I think you'd be surprised at how many people have approached me for help and/or advice regarding a friend or loved one's suicidal feelings because they know I lost you to suicide and must be an "expert" of sorts. I feel like saying... seriously?

Let me explain... while I obviously can empathize with the situation they find themselves in I find it perplexing that I would seemingly be someone who they think could help? I knew you were struggling and we talked about it so often those last 5 months... and regardless of what I did or said to try and help, the end result was the same-- I was unable to save you and you killed yourself. I'm pretty sure that isn't anything to throw on my "human experience resume" as a bragging right. If I wanted advice on... let's say passing the bar exam-- would I approach someone who had failed the exam or someone who had actually passed?

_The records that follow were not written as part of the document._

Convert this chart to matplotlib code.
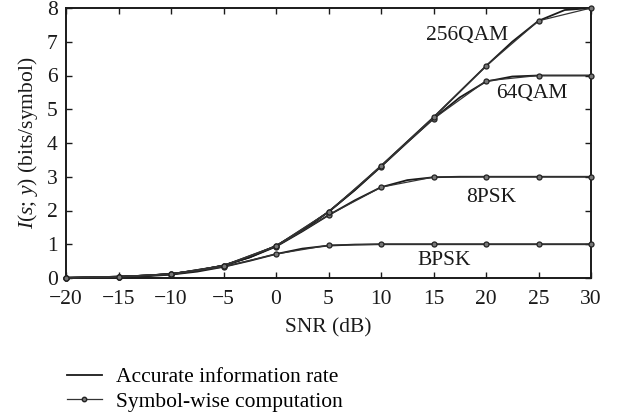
import matplotlib
matplotlib.use("Agg")
import matplotlib.pyplot as plt
from matplotlib.lines import Line2D

plt.rcParams['font.family'] = ['Liberation Serif', 'DejaVu Serif']
plt.rcParams['mathtext.fontset'] = 'custom'
plt.rcParams['mathtext.rm'] = 'Liberation Serif'
plt.rcParams['mathtext.it'] = 'Liberation Serif:italic'

# Symbol-wise computation (markers every 5 dB)
snr = [-20, -15, -10, -5, 0, 5, 10, 15, 20, 25, 30]
sym_bpsk = [0.005, 0.025, 0.10, 0.33, 0.71, 0.97, 1.0, 1.0, 1.0, 1.0, 1.0]
sym_8psk = [0.008, 0.04, 0.12, 0.36, 0.93, 1.86, 2.69, 2.99, 3.0, 3.0, 3.0]
sym_64qam = [0.008, 0.04, 0.12, 0.37, 0.95, 1.95, 3.30, 4.72, 5.84, 6.0, 6.0]
sym_256qam = [0.008, 0.04, 0.12, 0.37, 0.95, 1.96, 3.32, 4.76, 6.28, 7.62, 8.0]

# Accurate information rate (read at 2.5 dB steps)
snr_fine = [-20, -17.5, -15, -12.5, -10, -7.5, -5, -2.5, 0, 2.5, 5, 7.5,
            10, 12.5, 15, 17.5, 20, 22.5, 25, 27.5, 30]
acc_bpsk = [0.005, 0.012, 0.025, 0.05, 0.10, 0.19, 0.33, 0.51, 0.71, 0.87,
            0.96, 0.99, 1.0, 1.0, 1.0, 1.0, 1.0, 1.0, 1.0, 1.0, 1.0]
acc_8psk = [0.008, 0.018, 0.04, 0.07, 0.12, 0.22, 0.37, 0.61, 0.93, 1.38,
            1.86, 2.30, 2.69, 2.90, 2.985, 3.0, 3.0, 3.0, 3.0, 3.0, 3.0]
acc_64qam = [0.008, 0.018, 0.04, 0.07, 0.12, 0.22, 0.37, 0.62, 0.95, 1.41,
             1.96, 2.60, 3.30, 4.02, 4.72, 5.35, 5.82, 5.97, 6.0, 6.0, 6.0]
acc_256qam = [0.008, 0.018, 0.04, 0.07, 0.12, 0.22, 0.37, 0.62, 0.95, 1.41,
              1.96, 2.61, 3.32, 4.04, 4.76, 5.52, 6.28, 7.0, 7.62, 7.94, 8.0]

labels = ["BPSK", "8PSK", "64QAM", "256QAM"]
label_pos = [(16.0, 0.52), (20.5, 2.38), (24.4, 5.47), (18.2, 7.18)]

xticks = [-20, -15, -10, -5, 0, 5, 10, 15, 20, 25, 30]
yticks = [0, 1, 2, 3, 4, 5, 6, 7, 8]

fig = plt.figure(figsize=(6.2, 4.17), dpi=100)
ax = fig.add_axes([66/620, 1-278/417, (591-66)/620, (278-8)/417])

fs = 15.5
for acc in [acc_bpsk, acc_8psk, acc_64qam, acc_256qam]:
    ax.plot(snr_fine, acc, color='#1a1a1a', lw=1.3, solid_joinstyle='round', zorder=3)
for sym in [sym_bpsk, sym_8psk, sym_64qam, sym_256qam]:
    ax.plot(snr, sym, color='#333333', lw=0.9, marker='o', ms=3.6,
            mfc='#777777', mec='#222222', mew=0.9, zorder=4, clip_on=False)

for lab, (x, y) in zip(labels, label_pos):
    ax.text(x, y, lab, ha='center', va='center', fontsize=fs, color='#1a1a1a')

ax.set_xlim(-20, 30)
ax.set_ylim(0, 8)
ax.set_xticks(xticks)
ax.set_yticks(yticks)
ax.tick_params(direction='in', top=True, right=True, length=4, width=1.0,
               labelsize=fs, colors='#1a1a1a')
ax.tick_params(axis='x', pad=9)
ax.tick_params(axis='y', pad=6)
for s in ax.spines.values():
    s.set_linewidth(1.4)
    s.set_color('#1a1a1a')

ax.set_xlabel('SNR (dB)', fontsize=fs, color='#1a1a1a', labelpad=6)
ax.set_ylabel(r'$I(s;\,y)$ (bits/symbol)', fontsize=fs, color='#1a1a1a', labelpad=5)

handles = [Line2D([], [], color='#1a1a1a', lw=1.3),
           Line2D([], [], color='#333333', lw=0.9, marker='o', ms=3.2,
                  mfc='#777777', mec='#222222')]
fig.legend(handles, ['Accurate information rate', 'Symbol-wise computation'],
           loc='upper left', bbox_to_anchor=(52/620, 1-352/417), frameon=False,
           fontsize=fs, handlelength=1.6, handletextpad=0.65, labelspacing=0.2,
           borderpad=0.2)

fig.savefig('out.png', dpi=100)
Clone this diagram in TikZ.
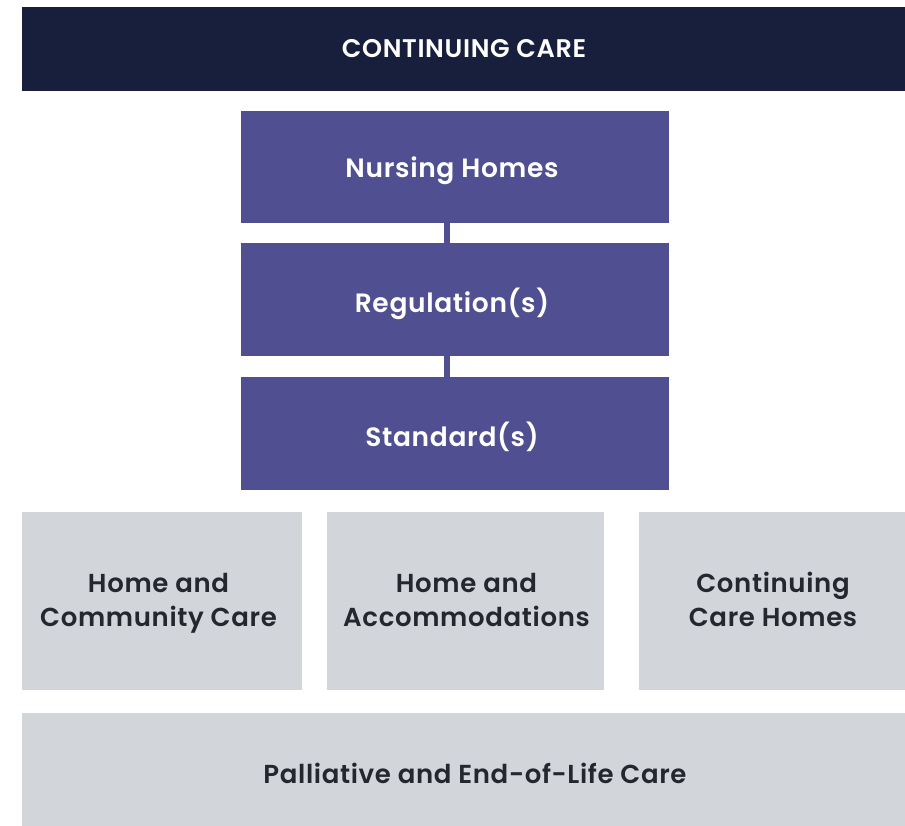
\documentclass[tikz,border=0pt]{standalone}
\usepackage{fontspec}
\setmainfont{Poppins}[UprightFont=* SemiBold, BoldFont=* SemiBold, LetterSpace=2.5]
\usetikzlibrary{positioning}
\definecolor{navy}{HTML}{171F3C}
\definecolor{violet}{HTML}{4F4F91}
\definecolor{lightgrey}{HTML}{D2D5DA}
\definecolor{ink}{HTML}{26262E}
\begin{document}
\begin{tikzpicture}[x=1pt,y=-1pt,
  banner/.style={fill=navy,text=white,font=\fontsize{25.5}{29}\selectfont},
  tierbox/.style={fill=violet,text=white,font=\fontsize{26.5}{31}\selectfont},
  areabox/.style={fill=lightgrey,text=ink,font=\fontsize{26}{34}\selectfont,align=center},
  link/.style={draw=violet,line width=6pt}]
\useasboundingbox (0,0) rectangle (905,826);
% header band
\fill[navy] (22,7) rectangle (905,91);
\node[banner] (hdr) at (464,49) {CONTINUING CARE};
% regulatory stack
\fill[violet] (241,111) rectangle (669,223);
\node[tierbox] (nh) at (452,171) {Nursing Homes};
\fill[violet] (241,243) rectangle (669,356);
\node[tierbox] (reg) at (452,304) {Regulation(s)};
\fill[violet] (241,377) rectangle (669,490);
\node[tierbox] (std) at (452,437) {Standard(s)};
\coordinate (c1) at (446.5,222);
\coordinate (c2) at (446.5,244);
\coordinate (c3) at (446.5,355);
\coordinate (c4) at (446.5,378);
\draw[link] (c1) -- (c2);
\draw[link] (c3) -- (c4);
% care settings
\fill[lightgrey] (22,512) rectangle (301.5,690);
\node[areabox] (hcc) at (158.5,603) {Home and\\Community Care};
\fill[lightgrey] (327,512) rectangle (604,690);
\node[areabox] (ha) at (466.5,600) {Home and\\Accommodations};
\fill[lightgrey] (639,512) rectangle (905,690);
\node[areabox] (cch) at (773,599.5) {Continuing\\Care Homes};
\fill[lightgrey] (22,713) rectangle (905,826);
\node[areabox] (pal) at (475,773) {Palliative and End-of-Life Care};
\end{tikzpicture}
\end{document}
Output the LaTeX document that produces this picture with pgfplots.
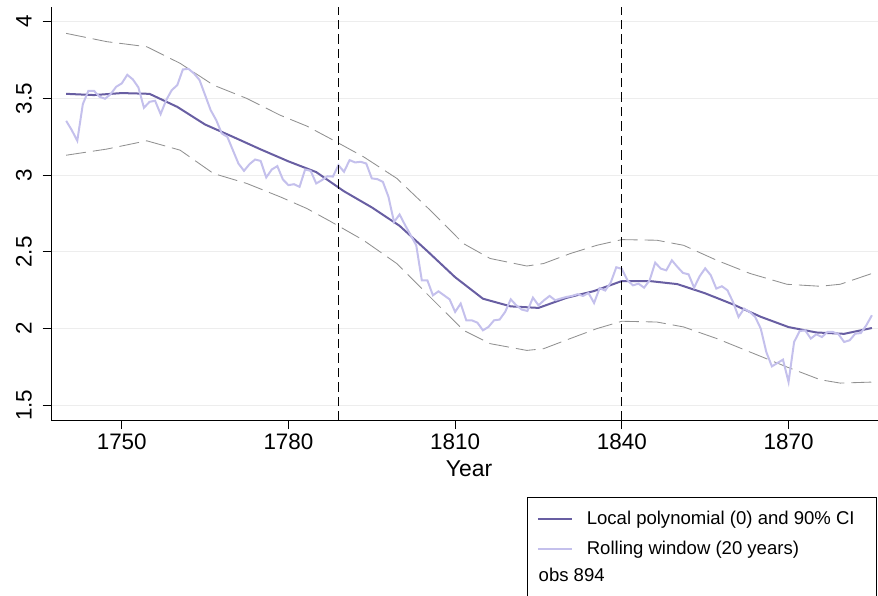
\documentclass[border=0pt]{standalone}
\usepackage{fontspec}
\setmainfont{Liberation Sans}
\usepackage{pgfplots}
\usepackage{pgfplotstable}
\pgfplotsset{compat=1.18}
\definecolor{lp}{RGB}{104,94,162}
\definecolor{rw}{RGB}{196,192,236}
\definecolor{ci}{RGB}{145,145,145}

\pgfplotstableread{
year val
1740 3.530
1745 3.522
1750 3.535
1755 3.530
1760 3.445
1765 3.330
1770 3.250
1775 3.168
1780 3.090
1785 3.020
1790 2.895
1795 2.790
1800 2.670
1805 2.505
1810 2.335
1815 2.195
1820 2.145
1825 2.135
1830 2.200
1835 2.245
1840 2.310
1845 2.310
1850 2.290
1855 2.230
1860 2.158
1865 2.077
1870 2.010
1875 1.975
1880 1.966
1885 2.004
}\lpolytab

\pgfplotstableread{
year val
1740 3.924
1747.3 3.870
1754.5 3.837
1760.5 3.729
1766.5 3.587
1772.5 3.500
1778.5 3.391
1783.3 3.320
1787.5 3.239
1793.5 3.120
1799.5 2.979
1805.5 2.772
1811.5 2.554
1816.3 2.457
1822.9 2.408
1825.9 2.424
1830.7 2.489
1835.5 2.543
1840 2.580
1846.3 2.576
1851.1 2.543
1857.1 2.445
1863.1 2.359
1869.7 2.289
1875.7 2.276
1879.3 2.289
1885.3 2.363
}\upperci

\pgfplotstableread{
year val
1740 3.130
1747.3 3.170
1754.5 3.224
1760.5 3.163
1766.5 3.011
1772.5 2.946
1778.5 2.859
1783.3 2.783
1787.5 2.700
1793.5 2.576
1799.5 2.424
1805.5 2.206
1811.5 1.989
1816.3 1.902
1822.9 1.858
1825.9 1.869
1830.7 1.935
1835.5 2.000
1840 2.048
1846.3 2.043
1851.1 2.011
1857.1 1.935
1863.1 1.847
1869.7 1.750
1875.7 1.667
1879.3 1.645
1885.3 1.652
}\lowerci

\pgfplotstableread{
year val
1740 3.354
1741 3.294
1742 3.224
1743 3.463
1744 3.550
1745 3.550
1746 3.511
1747 3.498
1748 3.528
1749 3.576
1750 3.598
1751 3.654
1752 3.624
1753 3.572
1754 3.439
1755 3.478
1756 3.485
1757 3.398
1758 3.489
1759 3.554
1760 3.587
1761 3.689
1762 3.693
1763 3.663
1764 3.620
1765 3.522
1766 3.424
1767 3.359
1768 3.272
1769 3.250
1770 3.163
1771 3.076
1772 3.028
1773 3.072
1774 3.102
1775 3.093
1776 2.985
1777 3.037
1778 3.059
1779 2.972
1780 2.935
1781 2.941
1782 2.924
1783 3.037
1784 3.028
1785 2.946
1786 2.967
1787 2.993
1788 2.991
1789 3.065
1790 3.022
1791 3.098
1792 3.083
1793 3.087
1794 3.076
1795 2.979
1796 2.974
1797 2.956
1798 2.859
1799 2.695
1800 2.744
1801 2.674
1802 2.609
1803 2.543
1804 2.315
1805 2.315
1806 2.217
1807 2.243
1808 2.217
1809 2.191
1810 2.109
1811 2.163
1812 2.054
1813 2.054
1814 2.039
1815 1.989
1816 2.011
1817 2.054
1818 2.059
1819 2.109
1820 2.191
1821 2.152
1822 2.124
1823 2.115
1824 2.202
1825 2.152
1826 2.185
1827 2.213
1828 2.185
1829 2.196
1830 2.206
1831 2.213
1832 2.224
1833 2.213
1834 2.232
1835 2.167
1836 2.264
1837 2.248
1838 2.300
1839 2.400
1840 2.389
1841 2.315
1842 2.282
1843 2.293
1844 2.267
1845 2.315
1846 2.430
1847 2.391
1848 2.380
1849 2.445
1850 2.402
1851 2.363
1852 2.354
1853 2.267
1854 2.341
1855 2.393
1856 2.348
1857 2.261
1858 2.276
1859 2.250
1860 2.174
1861 2.076
1862 2.130
1863 2.109
1864 2.076
1865 2.000
1866 1.847
1867 1.754
1868 1.776
1869 1.798
1870 1.652
1871 1.913
1872 1.984
1873 1.989
1874 1.935
1875 1.963
1876 1.945
1877 1.978
1878 1.978
1879 1.963
1880 1.913
1881 1.924
1882 1.967
1883 1.971
1884 2.022
1885 2.087
}\rolltab

\begin{document}
\begin{tikzpicture}[x=1bp,y=1bp]
\path[use as bounding box] (0,0) rectangle (878,596);
\begin{axis}[
  at={(51bp,175.3bp)}, anchor=south west,
  scale only axis, width=827bp, height=413.7bp,
  xmin=1737.27, xmax=1886.1, ymin=1.4, ymax=4.096,
  axis x line=bottom, axis y line=left,
  axis line style={-, line width=1bp, black},
  xtick={1750,1780,1810,1840,1870},
  ytick={1.5,2,2.5,3,3.5,4},
  yticklabels={1.5,2,2.5,3,3.5,4},
  xticklabels={1750,1780,1810,1840,1870},
  tick align=outside, major tick length=8.5bp,
  tick style={black, line width=1bp},
  ymajorgrids, major grid style={line width=0.8bp, color=black!7},
  xticklabel style={font=\fontsize{22.5}{27}\selectfont, anchor=base, inner sep=0pt, yshift=-20.8bp},
  yticklabel style={font=\fontsize{22.5}{27}\selectfont, xshift=-10.8bp, rotate=90, anchor=base, inner sep=0pt},
  xlabel={Year},
  xlabel style={at={(axis description cs:0.5054,-0.1354)}, anchor=base, font=\fontsize{23}{27}\selectfont, inner sep=0pt},
  legend style={at={(axis description cs:0.5877,-0.2195)}, anchor=north west, draw=none, fill=none,
    font=\fontsize{18.6}{22}\selectfont, inner sep=0pt, outer sep=0pt, nodes={inner sep=0pt},
    row sep=14.9bp, /tikz/every odd column/.append style={column sep=14bp}},
  legend cell align=left,
  legend image code/.code={\draw[#1] (0bp,0bp) -- (34bp,0bp); \path (0bp,-6.4bp);},
  clip=false,
]
\addlegendimage{lp, line width=1.8bp}
\addlegendentry{Local polynomial (0) and 90\% CI}
\addlegendimage{rw, line width=1.8bp}
\addlegendentry{Rolling window (20 years)}

\addplot[forget plot, ci, line width=0.85bp, dash pattern=on 20bp off 7bp] table[x=year,y=val] {\upperci};
\addplot[forget plot, ci, line width=0.85bp, dash pattern=on 20bp off 7bp] table[x=year,y=val] {\lowerci};
\addplot[forget plot, lp, line width=2bp] table[x=year,y=val] {\lpolytab};
\addplot[forget plot, rw, line width=2bp] table[x=year,y=val] {\rolltab};
\addplot[forget plot, black, line width=1.2bp, dash pattern=on 9.5bp off 5bp] coordinates {(1789,1.4) (1789,4.096)};
\addplot[forget plot, black, line width=1.2bp, dash pattern=on 9.5bp off 5bp] coordinates {(1840,1.4) (1840,4.096)};
\end{axis}
\node[anchor=base west, font=\fontsize{18.6}{22}\selectfont, inner sep=0pt] at (538.5,14.3) {obs 894};
\draw[line width=0.9bp] (527.3,-10) -- (527.3,98.7) -- (876.7,98.7) -- (876.7,-10);
\end{tikzpicture}
\end{document}
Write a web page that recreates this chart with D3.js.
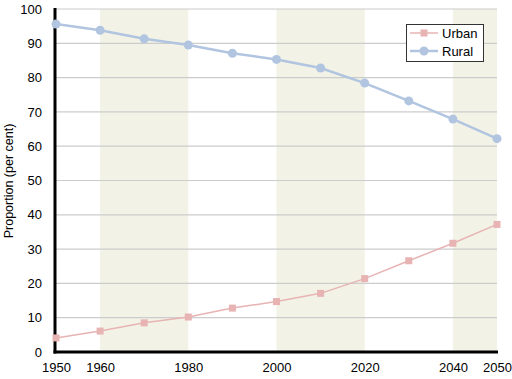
<!DOCTYPE html>
<html><head><meta charset="utf-8">
<script src="https://cdn.jsdelivr.net/npm/d3@7"></script>
<style>body{margin:0;background:#fff}svg{display:block}text{font-family:"Liberation Sans",Arial,sans-serif}</style>
</head><body><svg id="c" width="512" height="379"></svg>
<script>
const years = [1950,1960,1970,1980,1990,2000,2010,2020,2030,2040,2050];
const urban = [4.1,6.1,8.5,10.2,12.8,14.7,17.1,21.4,26.6,31.7,37.2];
const rural = [95.6,93.8,91.3,89.5,87.1,85.3,82.8,78.4,73.2,67.9,62.2];
const xTicks = [1950,1960,1980,2000,2020,2040,2050];
const yTicks = [0,10,20,30,40,50,60,70,80,90,100];
const bands = [[1960,1980],[2000,2020],[2040,2050]];

const svg = d3.select("#c");
const x = d3.scaleLinear().domain([1950,2050]).range([56,497]);
const y = d3.scaleLinear().domain([0,100]).range([352,9]);

svg.append("g").selectAll("rect").data(bands).join("rect")
  .attr("x",d=>x(d[0])).attr("width",d=>x(d[1])-x(d[0]))
  .attr("y",y(100)).attr("height",y(0)-y(100)).attr("fill","#f2f3e6");

svg.append("g").selectAll("line").data(yTicks.filter(d=>d>0)).join("line")
  .attr("x1",56).attr("x2",497).attr("y1",d=>y(d)).attr("y2",d=>y(d))
  .attr("stroke","#cccccc").attr("stroke-width",1.2);

const yAxis = svg.append("g").attr("transform","translate(55,0)")
  .call(d3.axisLeft(y).tickValues(yTicks).tickSize(0).tickPadding(13));
yAxis.select(".domain").remove();
yAxis.selectAll("text").attr("font-size",13).attr("fill","#000").attr("font-family","Liberation Sans, Arial, sans-serif");

const xAxis = svg.append("g").attr("transform","translate(0,352)")
  .call(d3.axisBottom(x).tickValues(xTicks).tickFormat(d3.format("d")).tickSize(0).tickPadding(11));
xAxis.select(".domain").remove();
xAxis.selectAll("text").attr("font-size",13).attr("fill","#000").attr("font-family","Liberation Sans, Arial, sans-serif");

svg.append("line").attr("x1",55).attr("x2",55).attr("y1",y(100)-1).attr("y2",353.5).attr("stroke","#000").attr("stroke-width",3);
svg.append("line").attr("x1",53.5).attr("x2",498).attr("y1",352).attr("y2",352).attr("stroke","#000").attr("stroke-width",3);

svg.append("text").attr("transform","translate(13,181) rotate(-90)").attr("text-anchor","middle")
  .attr("font-size",12.5).text("Proportion (per cent)");

const uCol = "#e8b3b3", rCol = "#b1c5e0";
const line = d3.line().x((d,i)=>x(years[i])).y(d=>y(d));
svg.append("path").datum(urban).attr("d",line).attr("fill","none").attr("stroke",uCol).attr("stroke-width",1.5);
svg.append("path").datum(rural).attr("d",line).attr("fill","none").attr("stroke",rCol).attr("stroke-width",2.5);
svg.append("g").selectAll("rect").data(urban).join("rect")
  .attr("x",(d,i)=>x(years[i])-3.5).attr("y",d=>y(d)-3.5).attr("width",7).attr("height",7).attr("fill",uCol);
svg.append("g").selectAll("circle").data(rural).join("circle")
  .attr("cx",(d,i)=>x(years[i])).attr("cy",d=>y(d)).attr("r",4.5).attr("fill",rCol);

const lg = svg.append("g");
lg.append("rect").attr("x",406.5).attr("y",24.5).attr("width",77).attr("height",37).attr("fill","#fff").attr("stroke","#333").attr("stroke-width",1);
[["Urban",uCol,"sq",33],["Rural",rCol,"ci",51]].forEach(([t,c,m,yy])=>{
  lg.append("line").attr("x1",410).attr("x2",438).attr("y1",yy).attr("y2",yy).attr("stroke",c).attr("stroke-width",m==="sq"?1.5:2.5);
  if(m==="sq") lg.append("rect").attr("x",420.5).attr("y",yy-3.5).attr("width",7).attr("height",7).attr("fill",c);
  else lg.append("circle").attr("cx",424).attr("cy",yy).attr("r",4.5).attr("fill",c);
  lg.append("text").attr("x",442).attr("y",yy+4.5).attr("font-size",13).text(t);
});
</script></body></html>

You and I were both cursed with an affliction of extremely intense emotions; we both feel things so strongly and so passionately and are so easily affected by the pain of others and desperately want to help. However, I find myself immobilized. I'm caught in a place where my heart so badly wants to help but my mind is telling me that I am in no position to do so. By the time I realize this, not only do I feel unable to help but I've become involved to a degree where I have emotions invested but yet I feel powerless to do anything about them. Hearing their stories often triggers me and I find I am transported right back to where I was in 2010 when I worried about you every single day-- I could talk to you, I could listen to you, I could tell you I loved you and how badly I wanted you to stay; but each time we hung up the phone I'd worry about you every moment until I heard your voice again.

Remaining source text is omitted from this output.